NEW DELHI: The government is readying a package to boost real estate activity by easing lending and provisioning norms for banks as part of a strategy to prop up the sector that provides significant employment in the country after developers expressed their inability to cut prices to increase demand.

The steps follow an interaction that finance minister P Chidambaram had with public sector bank chiefs last month, where he also asked the Indian Banks' Association (IBA) to prepare a simplified education loan scheme, backed by a credit guarantee fund.

While a new education loan code is a work in progress, bankers said a funding boost for real estate was discussed by financial services secretary D K Mittal with bankers and industry representatives in Mumbai last week and the government will seek simplification in norms by the Reserve bank of india. 

On education loans, while IBA is still working out the norms, a bank chief said the FM's suggestion to provide loans to students getting admission under the management quota was virtually accepted. Similarly, banks will change the service area approach for these loans and students will be able to avail of the facility from any branch.

At the meeting, Chidambaram sought feedback from banks on various sectors and has already taken up the issue of clearing infrastructure projects that are held up in the absence of land, fuel or environment clearances. Besides, he has asked state-run banks to devise schemes to push consumer durables sales, which was seen as a message to cut rates on auto loans.

Chidambaram said there were nearly five lakh apartments lying vacant in Mumbai alone and asked IBA to look at ways to prop up demand, get builders to complete projects and sell unoccupied dwellings.

A banker said developers had argued that it was tough to cut prices given the high labour and land cost as well as inputs such as cement and steel. Besides, they said the profit margin was not very significant to justify a reduction in prices.
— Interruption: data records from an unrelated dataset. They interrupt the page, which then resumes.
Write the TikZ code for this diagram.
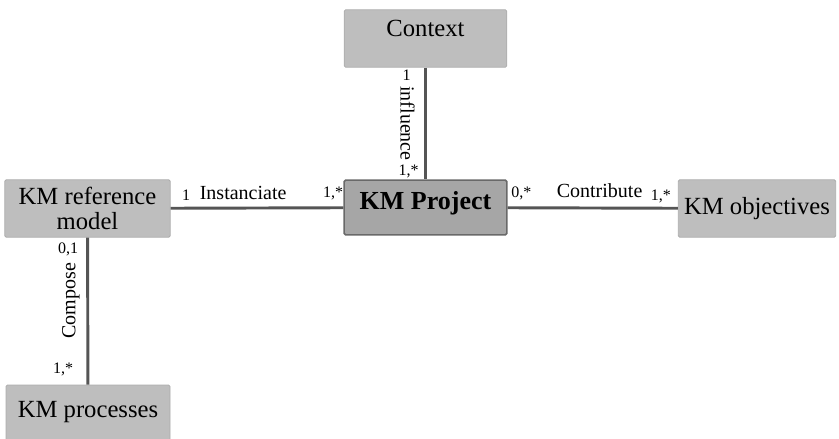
\documentclass[tikz,border=0pt]{standalone}
\usepackage{fontspec}
\setmainfont{Liberation Serif}
\definecolor{boxfill}{RGB}{190,190,190}
\definecolor{boxline}{RGB}{172,172,172}
\definecolor{projfill}{RGB}{166,166,166}
\definecolor{projline}{RGB}{105,105,105}
\definecolor{linkgray}{RGB}{85,85,85}
\begin{document}
\begin{tikzpicture}[x=0.75pt, y=-0.75pt,
  main node/.style={rectangle, rounded corners=1pt, fill=boxfill, draw=boxline, line width=0.6pt, align=center, inner sep=0pt, font=\fontsize{18.5}{19}\selectfont},
  link/.style={draw=linkgray, line width=2.2pt},
  mult/.style={font=\fontsize{12}{13}\selectfont, inner sep=2pt}]
        \tikzstyle{every node}=[font=\fontsize{15}{17}\selectfont]
        \useasboundingbox (0,0) rectangle (839,439);

          \node[main node, minimum width=122pt, minimum height=43pt] (1) at (425.5,38.5) {Context\\[-4pt]};
          \node[main node, minimum width=124pt, minimum height=43pt] (2) at (87.5,208.5) {KM reference\\model};
          \node[main node, minimum width=122pt, minimum height=41pt, fill=projfill, draw=projline, line width=1.2pt, font=\bfseries\fontsize{19.5}{20}\selectfont] (3) at (425.5,207.5) {KM Project\\[-9pt]};
          \node[main node, minimum width=118pt, minimum height=43pt] (4) at (757,208.5) {KM objectives};
          \node[main node, minimum width=123pt, minimum height=45pt] (5) at (88,415) {KM processes\\[-10pt]};

          \path[link]
            (1) edge node [mult, left=8pt, pos=0.07] {1}
                     node [pos=0.5, rotate=-90, anchor=north, inner sep=7pt] {influence}
                     node [mult, left=2pt, pos=0.93] {1,*} (3)
            (2) edge node [mult, above=3pt, pos=0.09] {1}
                     node [above=2pt, pos=0.42] {Instanciate}
                     node [mult, above=3pt, pos=0.94] {1,*} (3)
            (3) edge node [mult, above=3pt, pos=0.08] {0,*}
                     node [above=3pt, pos=0.54] {Contribute}
                     node [mult, above=1pt, pos=0.9] {1,*} (4)
            (2) edge node [mult, left=4pt, pos=0.08] {0,1}
                     node [pos=0.43, rotate=90, anchor=south, inner sep=5pt] {Compose}
                     node [mult, left=8pt, pos=0.9] {1,*} (5);

\end{tikzpicture}
\end{document}
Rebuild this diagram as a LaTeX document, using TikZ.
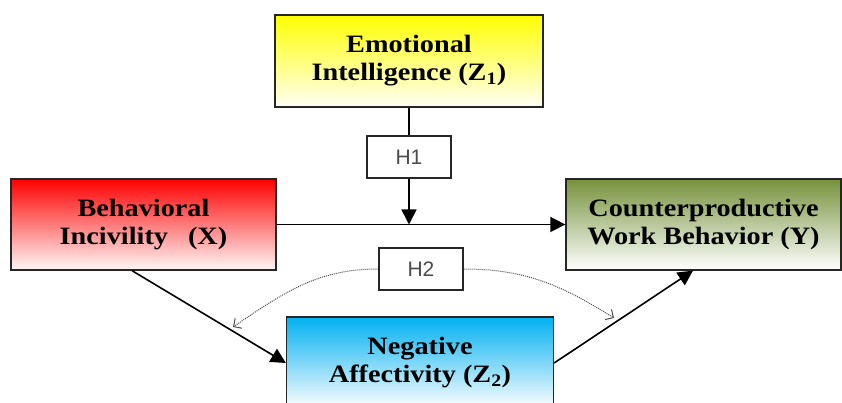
\documentclass[tikz,border=0pt]{standalone}
\usepackage{fontspec}
\setmainfont{Liberation Serif}
\newfontfamily\boxfont[FakeStretch=1.13]{Liberation Serif}
\newfontfamily\hypfont{Liberation Sans}
\usetikzlibrary{arrows.meta, positioning}

\definecolor{redtop}{HTML}{FF0000}
\definecolor{yellowtop}{HTML}{FFFF00}
\definecolor{greentop}{HTML}{76923C}
\definecolor{bluetop}{HTML}{00B0F0}

\begin{document}
\begin{tikzpicture}[x=1pt, y=1pt, node distance=100pt, on grid,
    var/.style={draw=black!85, line width=1.3pt, inner sep=0pt, align=center,
        font=\boxfont\bfseries\fontsize{25}{28}\selectfont, text=black},
    hyp/.style={draw=black!85, line width=1.3pt, fill=white, inner sep=0pt,
        minimum width=84pt, minimum height=42pt,
        font=\hypfont\fontsize{21}{24}\selectfont, text=black!70},
    arr/.style={line width=1.6pt, -{Triangle[length=15pt, width=15pt]}},
    dots/.style={densely dotted, line width=1pt, black!70,
        -{Straight Barb[length=6pt, width=12pt]}}]
    \useasboundingbox (0,0) rectangle (842,403);
    \clip (0,0) rectangle (842,403);
    \node[var, minimum width=268pt, minimum height=92pt, top color=yellowtop, bottom color=yellowtop!4] (z_1) at (409,342) {Emotional\\Intelligence (Z\textsubscript{1})};
    \node[hyp] (h_1) [below=96pt of z_1] {H1};
    \node[var, minimum width=265pt, minimum height=91pt, top color=redtop, bottom color=redtop!3] (x) [below left=163.5pt and 265.5pt of z_1] {Behavioral\\Incivility\hspace{0.8em}(X)};
    \node[var, minimum width=275pt, minimum height=91pt, top color=greentop, bottom color=white] (y) [right=560pt of x] {Counterproductive\\Work Behavior (Y)};
    \node[hyp] (h_2) [below right=208pt and 12pt of z_1] {H2};
    \node[var, minimum width=267pt, minimum height=92pt, top color=bluetop, bottom color=white] (z_2) [below right=302pt and 11pt of z_1] {Negative\\Affectivity (Z\textsubscript{2})};
    \coordinate (m) at (h_1 |- x);
    \coordinate (l_end) at (233,76);
    \coordinate (r_end) at (614,85);
	\path[arr]
	(z_1) edge[-] (h_1)
	(h_1) edge (m)
	(x) edge (y)
	([xshift=-11.5pt]x.south) edge (z_2.west)
	(z_2.east) edge ([xshift=-10.5pt]y.south);
	\path[dots]
	(h_2.west) edge[out=180, in=34] (l_end)
	(h_2.east) edge[out=0, in=148] (r_end);
\end{tikzpicture}
\end{document}
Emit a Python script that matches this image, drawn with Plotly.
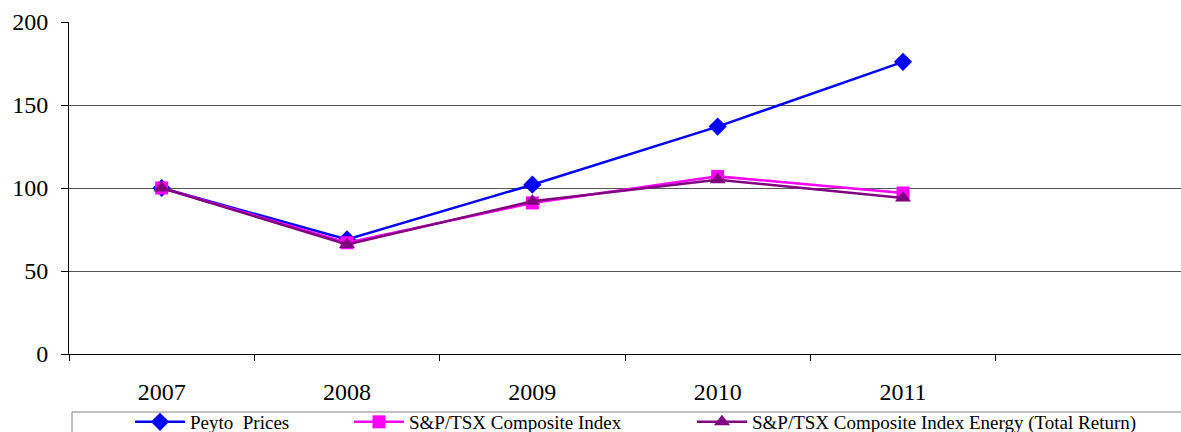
import plotly.graph_objects as go

years = ["2007", "2008", "2009", "2010", "2011"]
categories = years + [" "]
peyto = [100, 69, 102, 137, 176]
sptsx = [100, 67, 91, 107, 97]
energy = [100, 66, 92, 105, 94]

FONT = "Liberation Serif, Times New Roman, serif"

W, H = 1181, 432
L, R, T, B = 69, 0, 22, 78
pw = W - L - R
ph = H - T - B

def px(x):
    return (x - L) / pw

def py(y):
    return (H - B - y) / ph

fig = go.Figure()
fig.add_trace(go.Scatter(x=years, y=peyto, name="Peyto  Prices", mode="lines+markers",
                         line=dict(color="#0000FF", width=2.5),
                         marker=dict(symbol="diamond", size=14, color="#0000FF"),
                         legend="legend"))
fig.add_trace(go.Scatter(x=years, y=sptsx, name="S&P/TSX Composite Index", mode="lines+markers",
                         line=dict(color="#FF00FF", width=2.5),
                         marker=dict(symbol="square", size=13, color="#FF00FF"),
                         legend="legend2"))
fig.add_trace(go.Scatter(x=years, y=energy, name="S&P/TSX Composite Index Energy (Total Return)",
                         mode="lines+markers",
                         line=dict(color="#800080", width=2.5),
                         marker=dict(symbol="triangle-up", size=14, color="#800080"),
                         legend="legend3"))

def leg(xpix):
    return dict(orientation="h", xref="container", yref="container",
                x=xpix / W, y=(H - 422) / H, xanchor="left", yanchor="middle",
                font=dict(family=FONT, size=19, color="black"),
                bgcolor="rgba(0,0,0,0)", borderwidth=0, itemwidth=50)

fig.update_layout(
    width=W, height=H,
    margin=dict(l=L, r=R, t=T, b=B),
    paper_bgcolor="white", plot_bgcolor="white",
    font=dict(family=FONT, color="black"),
    showlegend=True,
    legend=leg(130), legend2=leg(349), legend3=leg(692),
    xaxis=dict(type="category", categoryorder="array", categoryarray=categories,
               range=[-0.5, 5.5], tickson="boundaries", ticks="outside", ticklen=6,
               tickcolor="black", showline=True, linecolor="black", linewidth=1,
               showgrid=False, ticklabelstandoff=16, automargin=False,
               tickfont=dict(family=FONT, size=24, color="black")),
    yaxis=dict(range=[0, 200], tickvals=[0, 50, 100, 150, 200], ticks="outside", ticklen=7,
               tickcolor="black", showline=True, linecolor="black", linewidth=1,
               showgrid=True, gridcolor="#555555", gridwidth=1, zeroline=False,
               ticklabelstandoff=8, automargin=False,
               tickfont=dict(family=FONT, size=24, color="black")),
)

fig.add_shape(type="rect", xref="paper", yref="paper",
              x0=px(72), x1=px(1190), y0=py(412), y1=py(440),
              line=dict(color="#808080", width=1), fillcolor="rgba(0,0,0,0)")

fig.write_html("out.html", config={"displayModeBar": False},
               post_script="document.body.style.margin='0';document.body.style.overflow='hidden';")
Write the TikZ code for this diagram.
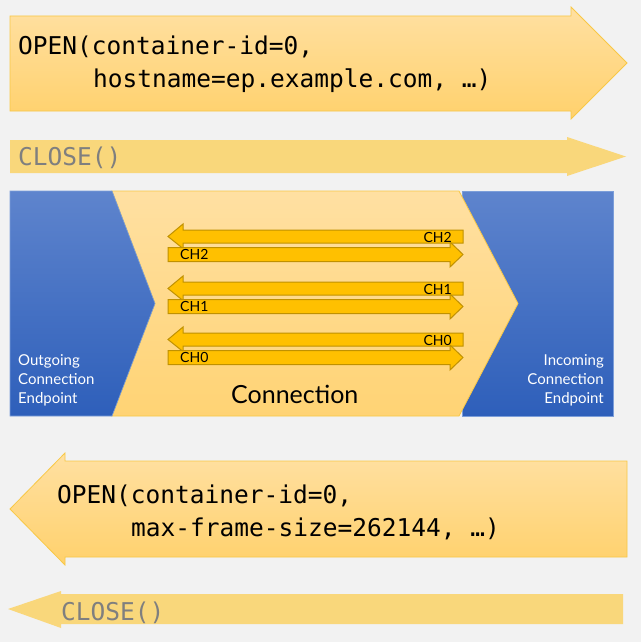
\documentclass[tikz,border=0pt]{standalone}
\usepackage{fontspec}
\setmainfont{Lato}
\newfontfamily\monof{DejaVu Sans Mono}
\definecolor{bg}{HTML}{F2F2F2}
\definecolor{ytop}{HTML}{FFE0A2}
\definecolor{ybot}{HTML}{FFD16C}
\definecolor{yedge}{HTML}{F8C846}
\definecolor{cfill}{HTML}{F9D77B}
\definecolor{ctext}{HTML}{7F7F7F}
\definecolor{btop}{HTML}{5E84CD}
\definecolor{bbot}{HTML}{2E5FBA}
\definecolor{bedge}{HTML}{7C9ED9}
\definecolor{chfill}{HTML}{FFC000}
\definecolor{chedge}{HTML}{C09100}
\begin{document}
\begin{tikzpicture}[x=1pt,y=-1pt,
  bigarrow/.style={top color=ytop,bottom color=ybot,draw=yedge,line width=0.8pt},
  closearrow/.style={fill=cfill},
  bluebox/.style={top color=btop,bottom color=bbot,draw=bedge,line width=0.6pt},
  conn/.style={top color=ytop,bottom color=ybot!85!ytop,draw=yedge,line width=0.8pt},
  charrow/.style={fill=chfill,draw=chedge,line width=1pt},
  monotxt/.style={font=\monof\fontsize{24.5}{28}\selectfont,inner sep=0pt},
  closetxt/.style={font=\monof\fontsize{24.5}{28}\selectfont,text=ctext,inner sep=0pt},
  eptxt/.style={font=\fontsize{15}{18}\selectfont,text=white,inner sep=0pt},
  chtxt/.style={font=\fontsize{14}{16}\selectfont,inner sep=0pt},
  conntxt/.style={font=\fontsize{25}{28}\selectfont,inner sep=0pt}]
\fill[bg] (0,0) rectangle (641,642);
\useasboundingbox (0,0) rectangle (641,642);

% top OPEN arrow
\path[bigarrow] (10,16) -- (571,16) -- (571,7) -- (627,63) -- (571,119) -- (571,111) -- (10,111) -- cycle;
\node[monotxt,anchor=base west] (open1a) at (18,55) {OPEN(container-id=0,};
\node[monotxt,anchor=base west] (open1b) at (93,88) {hostname=ep.example.com, …)};

% top CLOSE arrow
\fill[closearrow] (10,140) -- (567,140) -- (567,137) -- (626,156.5) -- (567,176) -- (567,173) -- (10,173) -- cycle;
\node[closetxt,anchor=base west] (close1) at (18,165) {CLOSE()};

% endpoints and connection
\path[bluebox] (462,191) rectangle (613,416);
\path[conn] (112,191) -- (459,191) -- (518,303.5) -- (459,416) -- (112,416) -- (155,303.5) -- cycle;
\path[bluebox] (10,191) -- (112,191) -- (155,303.5) -- (112,416) -- (10,416) -- cycle;

\node[eptxt,anchor=base west] (out1) at (18,365) {Outgoing};
\node[eptxt,anchor=base west] (out2) at (18,384) {Connection};
\node[eptxt,anchor=base west] (out3) at (18,403) {Endpoint};
\node[eptxt,anchor=base east] (in1) at (604,365) {Incoming};
\node[eptxt,anchor=base east] (in2) at (604,384) {Connection};
\node[eptxt,anchor=base east] (in3) at (604,403) {Endpoint};
\node[conntxt,anchor=base west] (connlbl) at (231,403) {Connection};

% channels
\foreach \dy/\lbl in {0/CH2,52/CH1,103/CH0}{
  \begin{scope}[yshift=-\dy pt]
    \path[charrow] (183,230) -- (463,230) -- (463,243) -- (183,243) -- (183,248.5) -- (168,236.5) -- (183,224) -- cycle;
    \path[charrow] (168,247.5) -- (450,247.5) -- (450,242) -- (463,254.5) -- (450,267) -- (450,261.5) -- (168,261.5) -- cycle;
    \node[chtxt,anchor=base east] (l\lbl) at (452,242) {\lbl};
    \node[chtxt,anchor=base west] (r\lbl) at (180,259) {\lbl};
  \end{scope}
}

% bottom OPEN arrow
\path[bigarrow] (65,461) -- (627,461) -- (627,557) -- (65,557) -- (65,565) -- (10,509) -- (65,453) -- cycle;
\node[monotxt,anchor=base west] (open2a) at (57,503) {OPEN(container-id=0,};
\node[monotxt,anchor=base west] (open2b) at (131,536) {max-frame-size=262144, …)};

% bottom CLOSE arrow
\fill[closearrow] (61,594) -- (623,594) -- (623,624) -- (61,624) -- (61,628) -- (8,609) -- (61,591) -- cycle;
\node[closetxt,anchor=base west] (close2) at (61,620) {CLOSE()};
\end{tikzpicture}
\end{document}
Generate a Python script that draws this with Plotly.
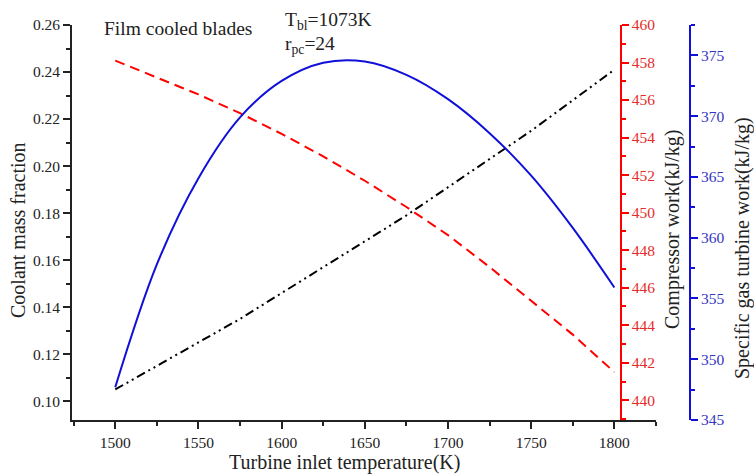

As a result, the government is now looking at ways to help the sector that can have a rub-off effect on sectors such as cement and steel besides creating jobs.

At the meeting, lenders demanded a change in approach by real estate developers, asking them to move to a project-specific borrowing model, which will make it easier for lenders to track funding. "We do not lend to a corporate house which is in the cement or power sector. We lend to a project that is being developed, which also provides us comfort," said a public sector bank chief.

Another bank chief said that for these projects, an escrow amount will be opened, where buyers would deposit their money and lenders would be able to take charge of those funds. "But when it comes to builders, it is easier said than done," the chairman added.

A key area where lenders are seeking a change in norms is to get the regulator to simplify norms so that the loans extended for residential projects to the builders are not treated at par with those for commercial real estate. Currently, all exposure to developers requires higher charge on capital, which means banks have to set aside more funds if they lend to companies.

RBI has traditionally been wary of bank lending to real estate and even has a cap of 5% on loans to the sector. Although home loans are treated separately, the regulator has often discouraged banks from lending to individuals as well.